I love fitness, working out, running, actually anything that means moving my body. Until 2018, I have been such a loner in this. But, God changed me all because of my love for others and my calling to love others!
I typically prefer to be on my own time schedule. I do not like to commit to working out with someone at a certain time. In the past, if people had asked me to do this, the mere thought of it stressed me out and made me anxious. There are very few things that I have set to a time schedule--which, by the way, drives my husband insane! For example, in our homeschool, we never start at the same time, end at the same time, and heaven forbid if we had a time-blocked schedule in 15-30 minute increments. I tried that one time and made a schedule cause I though that's what all homeschoolers *should* do. I didn't even make it through one day!
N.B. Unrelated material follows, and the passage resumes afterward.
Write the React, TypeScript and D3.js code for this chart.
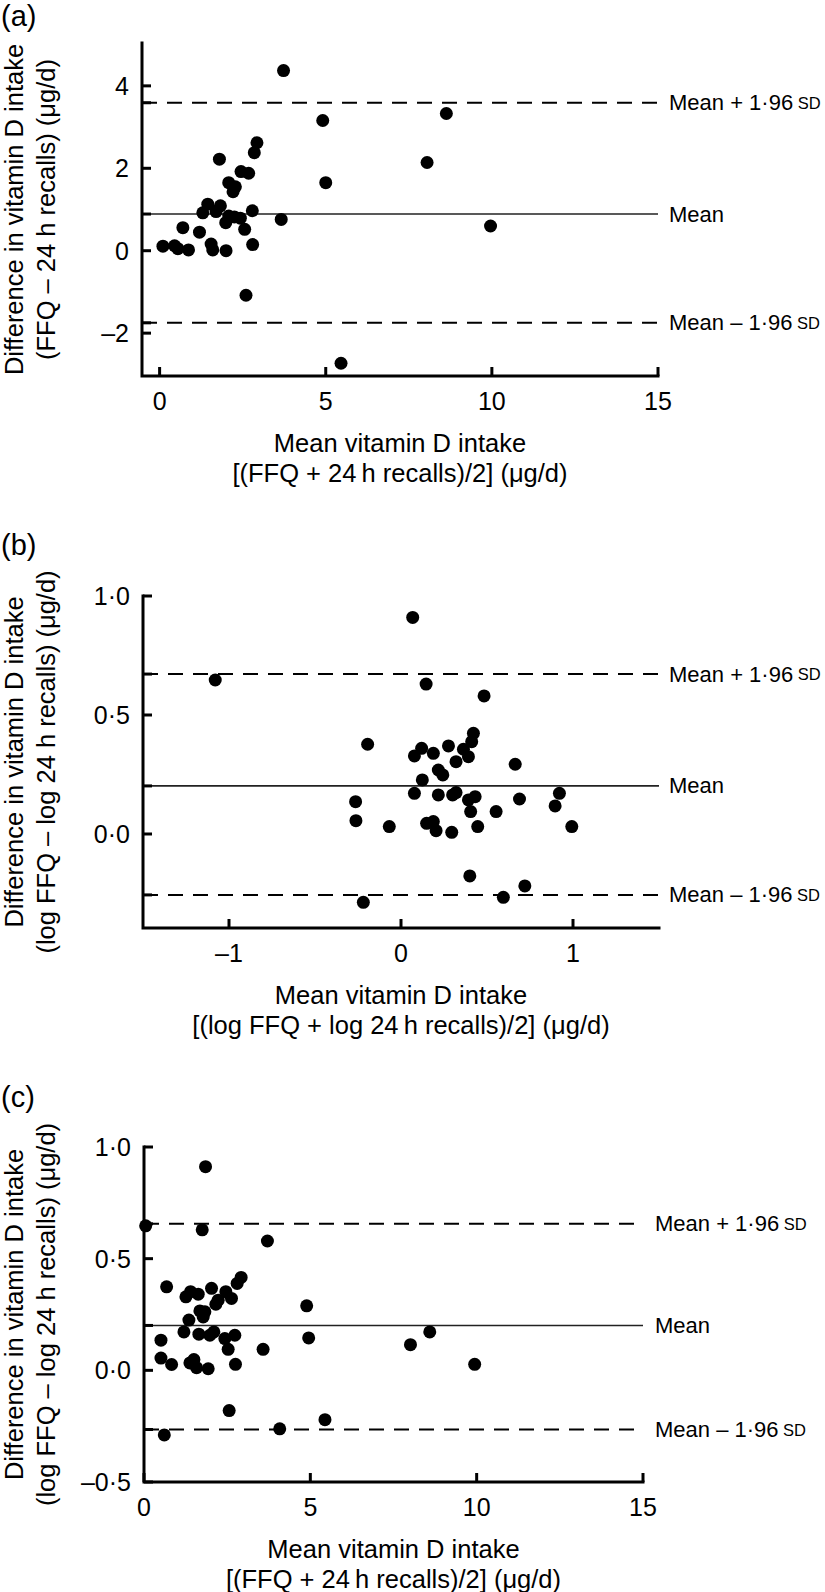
import React from 'react';
import * as d3 from 'd3';

type Pt = [number, number];

// (a) mean intake (µg/d) vs difference FFQ - 24 h recalls
const pointsA: Pt[] = [
  [3.73, 4.37], [4.91, 3.16], [2.93, 2.62], [2.85, 2.38], [1.8, 2.22],
  [2.45, 1.92], [2.68, 1.88], [5.0, 1.65], [2.08, 1.65], [2.28, 1.55],
  [2.21, 1.43], [1.45, 1.13], [1.83, 1.09], [1.3, 0.92], [1.7, 0.95],
  [2.08, 0.84], [2.25, 0.82], [1.99, 0.68], [2.43, 0.79], [2.79, 0.97],
  [2.56, 0.52], [3.66, 0.76], [1.2, 0.45], [0.7, 0.56], [0.1, 0.11],
  [0.45, 0.12], [0.55, 0.05], [0.87, 0.02], [1.55, 0.16], [1.6, 0.02],
  [2.0, 0.0], [2.8, 0.15], [2.6, -1.08], [8.63, 3.33], [8.05, 2.14],
  [9.96, 0.6], [5.46, -2.73],
];

// (b) log scale
const pointsB: Pt[] = [
  [0.068, 0.91], [-1.08, 0.647], [0.146, 0.63], [0.483, 0.58], [-0.194, 0.377],
  [0.421, 0.423], [0.411, 0.388], [0.276, 0.37], [0.12, 0.36], [0.078, 0.328],
  [0.188, 0.339], [0.363, 0.356], [0.392, 0.325], [0.32, 0.304], [0.664, 0.293],
  [0.217, 0.269], [0.243, 0.248], [0.124, 0.227], [0.078, 0.171], [0.217, 0.164],
  [0.3, 0.164], [0.32, 0.174], [0.392, 0.143], [0.431, 0.157], [0.405, 0.094],
  [0.553, 0.094], [0.689, 0.147], [0.921, 0.171], [0.896, 0.118], [0.993, 0.031],
  [-0.264, 0.136], [-0.262, 0.056], [-0.068, 0.031], [0.149, 0.045], [0.188, 0.052],
  [0.204, 0.014], [0.295, 0.007], [0.446, 0.031], [0.4, -0.176], [0.72, -0.218],
  [0.595, -0.266], [-0.219, -0.287],
];

// (c) log difference vs untransformed mean
const pointsC: Pt[] = [
  [1.85, 0.912], [0.05, 0.647], [1.75, 0.629], [3.71, 0.579], [0.68, 0.374],
  [1.26, 0.329], [1.4, 0.352], [1.63, 0.341], [2.03, 0.367], [2.46, 0.352],
  [2.63, 0.322], [2.8, 0.389], [2.92, 0.416], [2.23, 0.314], [2.16, 0.296],
  [4.89, 0.289], [1.68, 0.266], [1.83, 0.262], [1.78, 0.239], [1.35, 0.225],
  [1.2, 0.172], [1.65, 0.162], [1.98, 0.157], [2.1, 0.172], [2.43, 0.142],
  [2.73, 0.157], [2.53, 0.094], [0.51, 0.135], [0.51, 0.055], [0.83, 0.026],
  [1.38, 0.033], [1.5, 0.048], [1.58, 0.012], [1.93, 0.007], [2.75, 0.027],
  [3.58, 0.094], [4.95, 0.145], [8.01, 0.115], [8.59, 0.172], [9.94, 0.027],
  [2.56, -0.18], [5.44, -0.221], [4.08, -0.262], [0.61, -0.289],
];

// upper limit, mean, lower limit
const limitsA = [3.59, 0.89, -1.75];
const limitsB = [0.672, 0.202, -0.256];
const limitsC = [0.656, 0.201, -0.265];

const ticksXA = [0, 5, 10, 15];
const ticksYA = [-2, 0, 2, 4];
const ticksXB = [-1, 0, 1];
const ticksYB = [0, 0.5, 1];
const ticksXC = [0, 5, 10, 15];
const ticksYC = [-0.5, 0, 0.5, 1];

const limitLabels = ['Mean + 1·96', 'Mean', 'Mean – 1·96'];

const xTitleA = ['Mean vitamin D intake', '[(FFQ + 24\u2009h recalls)/2] (μg/d)'];
const xTitleB = ['Mean vitamin D intake', '[(log FFQ + log 24\u2009h recalls)/2] (μg/d)'];
const yTitleA = ['Difference in vitamin D intake', '(FFQ – 24 h recalls) (μg/d)'];
const yTitleB = ['Difference in vitamin D intake', '(log FFQ – log 24 h recalls) (μg/d)'];

const FONT = '"Liberation Sans", Arial, Helvetica, sans-serif';

const fmtInt = (v: number) => String(v).replace('-', '–');
const fmtDec = (v: number) => d3.format('.1f')(v).replace('.', '·').replace('-', '–').replace('−', '–');

interface PanelCfg {
  letter: string;
  left: number; right: number; top: number; bottom: number;
  xDomain: [number, number]; yDomain: [number, number];
  xTicks: number[]; yTicks: number[];
  xFmt: (v: number) => string; yFmt: (v: number) => string;
  points: Pt[];
  limits: number[];
  xTitle: string[]; yTitle: string[];
  labelX: number;
  letterY: number;
}

const Panel: React.FC<{ cfg: PanelCfg }> = ({ cfg }) => {
  const x = d3.scaleLinear().domain(cfg.xDomain).range([cfg.left, cfg.right]);
  const y = d3.scaleLinear().domain(cfg.yDomain).range([cfg.bottom, cfg.top]);
  const cy = (cfg.top + cfg.bottom) / 2;
  const cx = (cfg.left + cfg.right) / 2;
  const tickLen = 9;

  return (
    <g>
      <text x={1} y={cfg.letterY} fontSize={29}>{cfg.letter}</text>

      {/* agreement lines */}
      {cfg.limits.map((v, i) => (
        <line key={'l' + i}
          x1={cfg.left} x2={cfg.right} y1={y(v)} y2={y(v)}
          stroke={i === 1 ? '#222' : '#000'}
          strokeWidth={i === 1 ? 1.6 : 2}
          strokeDasharray={i === 1 ? undefined : '15 10'} />
      ))}
      {cfg.limits.map((v, i) => (
        <line key={'lt' + i} x1={cfg.left} x2={cfg.left + tickLen} y1={y(v)} y2={y(v)}
          stroke="#000" strokeWidth={3} />
      ))}
      {cfg.limits.map((v, i) => (
        <text key={'ll' + i} x={cfg.labelX} y={y(v)} dominantBaseline="central" fontSize={22}>
          {limitLabels[i]}
          {i !== 1 && <tspan fontSize={16.5}>{' SD'}</tspan>}
        </text>
      ))}

      {/* points */}
      {cfg.points.map((p, i) => (
        <circle key={'p' + i} cx={x(p[0])} cy={y(p[1])} r={6.5} fill="#000" />
      ))}

      {/* axes */}
      <path d={`M${cfg.left},${cfg.top}V${cfg.bottom}H${cfg.right}`} fill="none"
        stroke="#000" strokeWidth={3} strokeLinejoin="miter" strokeLinecap="square" />
      {cfg.yTicks.map((t) => (
        <g key={'yt' + t}>
          <line x1={cfg.left} x2={cfg.left + tickLen} y1={y(t)} y2={y(t)} stroke="#000" strokeWidth={3} />
          <text x={cfg.left - 13} y={y(t)} textAnchor="end" dominantBaseline="central" fontSize={25}>
            {cfg.yFmt(t)}
          </text>
        </g>
      ))}
      {cfg.xTicks.map((t) => (
        <g key={'xt' + t}>
          <line x1={x(t)} x2={x(t)} y1={cfg.bottom} y2={cfg.bottom - tickLen} stroke="#000" strokeWidth={3} />
          <text x={x(t)} y={cfg.bottom + 25} textAnchor="middle" dominantBaseline="central" fontSize={25}>
            {cfg.xFmt(t)}
          </text>
        </g>
      ))}

      {/* titles */}
      {cfg.xTitle.map((s, i) => (
        <text key={'xl' + i} x={cx} y={cfg.bottom + 67 + i * 30} textAnchor="middle"
          dominantBaseline="central" fontSize={25.5}>{s}</text>
      ))}
      {cfg.yTitle.map((s, i) => (
        <text key={'yl' + i} transform={`translate(${23 + i * 32},${cy}) rotate(-90)`}
          textAnchor="middle" fontSize={25.5}>{s}</text>
      ))}
    </g>
  );
};

export default function App() {
  const panels: PanelCfg[] = [
    {
      letter: '(a)', left: 142, right: 658, top: 43, bottom: 376,
      xDomain: [-0.53, 15], yDomain: [-3.04, 5.04],
      xTicks: ticksXA, yTicks: ticksYA, xFmt: fmtInt, yFmt: fmtInt,
      points: pointsA, limits: limitsA, xTitle: xTitleA, yTitle: yTitleA,
      labelX: 669, letterY: 26,
    },
    {
      letter: '(b)', left: 143, right: 659, top: 596, bottom: 928,
      xDomain: [-1.5, 1.5], yDomain: [-0.395, 1.0],
      xTicks: ticksXB, yTicks: ticksYB, xFmt: fmtInt, yFmt: fmtDec,
      points: pointsB, limits: limitsB, xTitle: xTitleB, yTitle: yTitleB,
      labelX: 669, letterY: 555,
    },
    {
      letter: '(c)', left: 144, right: 643, top: 1147, bottom: 1482,
      xDomain: [0, 15], yDomain: [-0.5, 1.0],
      xTicks: ticksXC, yTicks: ticksYC, xFmt: fmtInt, yFmt: fmtDec,
      points: pointsC, limits: limitsC, xTitle: xTitleA, yTitle: yTitleB,
      labelX: 655, letterY: 1107,
    },
  ];

  return (
    <svg width={825} height={1592} fontFamily={FONT}
      style={{ position: 'absolute', left: 0, top: 0, display: 'block', background: '#fff' }}>
      <rect width={825} height={1592} fill="#fff" />
      {panels.map((p) => <Panel key={p.letter} cfg={p} />)}
    </svg>
  );
}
I typically prefer to be alone when working out--running alone, I can run my own pace. Working out alone, I can chose and do my preferred style and just go with what I'm feeling for that day. Working out with a video, I can push play whenever I want and pause when I want. Also, a gym membership--that is too much time--to drive to a gym and then again, usually you must adhere to a time schedule, and I have already mentioned that is the most difficult part of it all to me. I've come to see that a lot of these things are just flat out selfish, but it's also part of me--even when I'm not being selfish--it's as if you could call me an introvert when it comes to working out, which is so weird because I am very much an extrovert in life. Interestingly enough, my very introverted husband is such a extrovert when it comes to working out. He loves group activities and talks and cheers on people when running triathlons. So strange--is that a thing? If you are an introvert in life, you are extroverted in working out? Extrovert in life, you are introverted in working out? Anyone else ever thought of this?
I'm pretty sure that some of this is just how I am at my core and have always been, and that's okay. Even in middle school and high school, when my love for sports and fitness was just beginning and growing, I loved track and field the most. I think because it was more of an individual sport. Though I was on a team and also did relay races, the individuality of the sport and running your own race was one of my favorite things. I did love volleyball and basketball--I did love being on a team. However, track and field was by far my favorite, and even then I think I knew that I loved it the most because of the individual sport.
But, God, has done a work in my life, showing me that some of it is selfish and showing me that some, thought not all, come from a place of striving and pride. I have also come to see that in the messiest parts of considering others is where I am most blessed. I have come to learn that cheering someone on is one of my favorite things to do. As I went through Revelation Wellness® training, the word I claimed for my journey was OTHERS, and even more, I knew this journey for me was all about loving OTHERS. While I do still pull away and have my own introverted workout time, I am loving being a group fitness instructor. I am loving figuring out how I might bless others through what the Lord has taught me. I am learning that sharing life is so good and refreshing. I am learning that it is such a blessing to give to others and help others. "Others" is my new jam!